The first supplementary garment 10 is worn on the fourth inner-layer garment 4 and under the outer garment 5. The first supplementary garment 10 provides protection from wind, heat retention, and moisture-permeable, and has hydrophobic properties. Thereby, the first supplementary garment reinforces the heat retention performance without compromising the advantages of the five-layer construction (such as condensation prevention performance). The first supplementary garment 10 has, for example, a construction with a batting of down, synthetic fiber, or natural fiber, a construction with air pockets (or an air layer) that can stay three dimensional under the pressure of layered clothing, or a thick fabric material such as pile fabric or raised fabric. The first supplementary garment 10 should preferably have a light overall weight, so as to prevent a substantial reduction in wearer's mobility.

Embodiment 2

7-Layer Construction

FIG. 2 shows a seven-layer construction. It is different from Embodiment 1 (FIG. 1) in that a second supplementary garment 20 is further layered.

The second supplementary garment 20 is worn on the outer garment 5. The second supplementary garment 20 provides protection from cold and wind, moisture-permeable waterproof, and resistance to rain. It thus makes a double outer layer, which reinforces the barrier (waterproof) function, as well as reinforces the heat retention performance without compromising the condensation prevention performance. The second supplementary garment 20 may have a construction with batting, or a construction having an air layer such as pile fabric or raised fabric similar to the first supplementary garment, so as to further enhance the heat retention performance in an unanticipated, extremely low temperature condition. Alternatively, the second supplementary garment 20 may have a three-layer structure of, for example, nylon (or polyester), a fluoride or polyurethane film, and nylon (or polyester). The second supplementary garment 20 may have both of the three-layer structure and the construction with batting and/or construction with an air layer. Normally, the second supplementary garment 20 should preferably be light and stretchy so as to prevent a substantial reduction in wearer's mobility even when worn as one of seven layers.

Embodiment 3

6-Layer Construction

FIG. 3 shows a six-layer construction of Embodiment 3. It is different from Embodiment 1 (FIG. 1) in that the second supplementary garment 20 is layered instead of the first supplementary garment 10.

The second supplementary garment 20 is worn on the outer garment 5. The second supplementary garment 20 provides protection from cold and wind, moisture-permeable waterproof, and resistance to rain. It thus makes a double outer layer, which reinforces the barrier (waterproof) function, as well as improves the condensation prevention performance.

Other Embodiments

The respective garments described above are not limited to clothing for upper body and may be clothing for lower body. Examples of outer garments for lower body include thermal, windproof, and waterproof trousers, and examples of inner-layer garments for lower body include tights, leggings, half pants and the like.

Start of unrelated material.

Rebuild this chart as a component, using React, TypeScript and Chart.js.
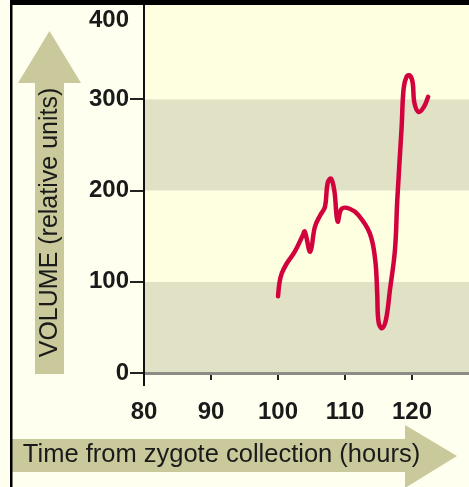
import React, { useEffect, useRef } from "react";
import { Chart, registerables } from "chart.js";

Chart.register(...registerables);

const timeHours = [
  100.0, 100.2, 100.55, 101.3, 102.5, 103.7, 104.0, 104.8, 105.5, 106.3, 107.0,
  107.4, 107.9, 108.4, 108.9, 109.5, 110.7, 112.0, 113.7, 114.5, 114.8, 115.0,
  115.5, 116.1, 116.7, 117.45, 117.8, 118.45, 118.75, 119.2, 119.7, 120.1, 120.35,
  121.0, 121.8, 122.4,
];
const volume = [
  84, 98, 109, 120, 133, 151, 155, 133, 160, 173, 182, 208, 213, 200, 166, 180,
  180, 173, 153, 124, 87, 56, 49, 58, 91, 135, 190, 270, 312, 325, 326, 318,
  296, 286, 292, 302.6,
];
const xTicks = [80, 90, 100, 110, 120];
const yTicks = [0, 100, 200, 300, 400];
const xTitle = "Time from zygote collection (hours)";
const yTitle = "VOLUME (relative units)";

const FONT = "'Liberation Sans', Arial, Helvetica, sans-serif";
const DARK_BAND = "#e1e1c5";
const LIGHT_BAND = "#fefee0";
const ARROW = "#c9c99c";
const TEXT = "#1a1a1a";

export default function App() {
  const ref = useRef<HTMLCanvasElement>(null);

  useEffect(() => {
    document.body.style.margin = "0";
    const canvas = ref.current!;

    const decor = {
      id: "decor",
      beforeDraw(chart: any) {
        const { ctx } = chart;
        const x = chart.scales.x;
        const y = chart.scales.y;
        const W = chart.width;
        const H = chart.height;
        ctx.save();
        ctx.fillStyle = "#fffff0";
        ctx.fillRect(0, 0, W, H);

        const left = x.getPixelForValue(80);
        for (let i = 0; i < yTicks.length - 1; i++) {
          const lo = yTicks[i];
          const hi = yTicks[i + 1];
          const top = i === yTicks.length - 2 ? 5 : y.getPixelForValue(hi);
          const bottom = y.getPixelForValue(lo);
          ctx.fillStyle = i % 2 === 0 ? DARK_BAND : LIGHT_BAND;
          ctx.fillRect(left, top, W - left, bottom - top);
        }

        // arrows
        const y0 = y.getPixelForValue(0);
        ctx.fillStyle = ARROW;
        ctx.fillRect(35, 83, 29, y0 - 83 + 1);
        ctx.beginPath();
        ctx.moveTo(18, 83);
        ctx.lineTo(49.5, 31);
        ctx.lineTo(81, 83);
        ctx.closePath();
        ctx.fill();

        ctx.fillRect(12, 439, 394, 33);
        ctx.beginPath();
        ctx.moveTo(405, 425);
        ctx.lineTo(457, 456);
        ctx.lineTo(405, 488);
        ctx.closePath();
        ctx.fill();

        // titles
        ctx.fillStyle = TEXT;
        ctx.textBaseline = "alphabetic";
        ctx.textAlign = "center";
        ctx.font = `25.5px ${FONT}`;
        ctx.fillText(xTitle, 221.5, 462);

        ctx.font = `25px ${FONT}`;
        ctx.save();
        ctx.translate(57, 222.5);
        ctx.rotate(-Math.PI / 2);
        ctx.fillText(yTitle, 0, 0);
        ctx.restore();

        // frame
        ctx.fillStyle = "#000";
        ctx.fillRect(10, 0, W - 10, 5);
        ctx.fillRect(10, 0, 2.5, H);
        ctx.restore();
      },
      afterDraw(chart: any) {
        const { ctx } = chart;
        const x = chart.scales.x;
        const y = chart.scales.y;
        const left = Math.round(x.getPixelForValue(80));
        ctx.save();
        ctx.strokeStyle = "#111";
        ctx.lineWidth = 2;
        ctx.beginPath();
        ctx.moveTo(left, 5);
        ctx.lineTo(left, y.getPixelForValue(0) + 13);
        ctx.stroke();
        ctx.restore();
      },
    };

    const chart = new Chart(canvas, {
      type: "line",
      data: {
        datasets: [
          {
            data: timeHours.map((t, i) => ({ x: t, y: volume[i] })),
            borderColor: "#d2023c",
            borderWidth: 4.5,
            borderCapStyle: "round",
            borderJoinStyle: "round",
            pointRadius: 0,
            tension: 0.4,
            fill: false,
          },
        ],
      },
      options: {
        responsive: false,
        animation: false,
        devicePixelRatio: 1,
        layout: { padding: { top: 8, right: 0, left: 0, bottom: 0 } },
        plugins: {
          legend: { display: false },
          tooltip: { enabled: false },
          title: { display: false },
        },
        scales: {
          x: {
            type: "linear",
            min: 80,
            max: 128.5,
            afterBuildTicks: (s: any) => {
              s.ticks = xTicks.map((v) => ({ value: v }));
            },
            afterFit: (s: any) => {
              s.height = 114;
              s.paddingLeft = 0;
              s.paddingRight = 0;
            },
            grid: {
              drawOnChartArea: false,
              drawTicks: true,
              tickLength: 7,
              tickColor: "#222",
              lineWidth: 2,
            },
            border: { display: true, color: "#8c8c84", width: 3 },
            ticks: {
              font: { family: FONT, size: 24, weight: "bold" },
              color: TEXT,
              padding: 18,
              maxRotation: 0,
              autoSkip: false,
            },
          },
          y: {
            type: "linear",
            min: 0,
            max: 400,
            afterBuildTicks: (s: any) => {
              s.ticks = yTicks.map((v) => ({ value: v }));
            },
            afterFit: (s: any) => {
              s.width = 144;
              s.paddingTop = 0;
              s.paddingBottom = 0;
            },
            grid: {
              drawOnChartArea: false,
              drawTicks: true,
              tickLength: 14,
              tickColor: (c: any) =>
                c.tick && c.tick.value === yTicks[yTicks.length - 1] ? "rgba(0,0,0,0)" : "#222",
              lineWidth: 2,
            },
            border: { display: false },
            ticks: {
              font: { family: FONT, size: 24, weight: "bold", lineHeight: 1.0 },
              color: TEXT,
              padding: 1,
              autoSkip: false,
              callback: (v: any) => (v === yTicks[yTicks.length - 1] ? ["", String(v)] : String(v)),
            },
          },
        },
      },
      plugins: [decor],
    } as any);

    return () => chart.destroy();
  }, []);

  return (
    <div style={{ width: 469, height: 487 }}>
      <canvas ref={ref} width={469} height={487} style={{ display: "block" }} />
    </div>
  );
}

The thread materials or sewing techniques of the respective layers forming the garments are not limited to particular types. Various processing (for providing water repellency, UV protection, etc.) may be performed as required.

To enable quick and effective adjustment of the body temperature, the third inner-layer garment 3, fourth inner-layer garment 4, outer garment 5, first supplementary garment 10, and second supplementary garment 20 may each have an opening that can be opened and closed to provide a ventilation function. The openings may be provided at positions in the respective garments corresponding in the thickness direction (cross-sectional direction) of the layers so that the openings in the lower layers and upper layers coincide with each other (are substantially at the same position) when the garments are worn. The respective openings may be provided in an underarm portion, for example.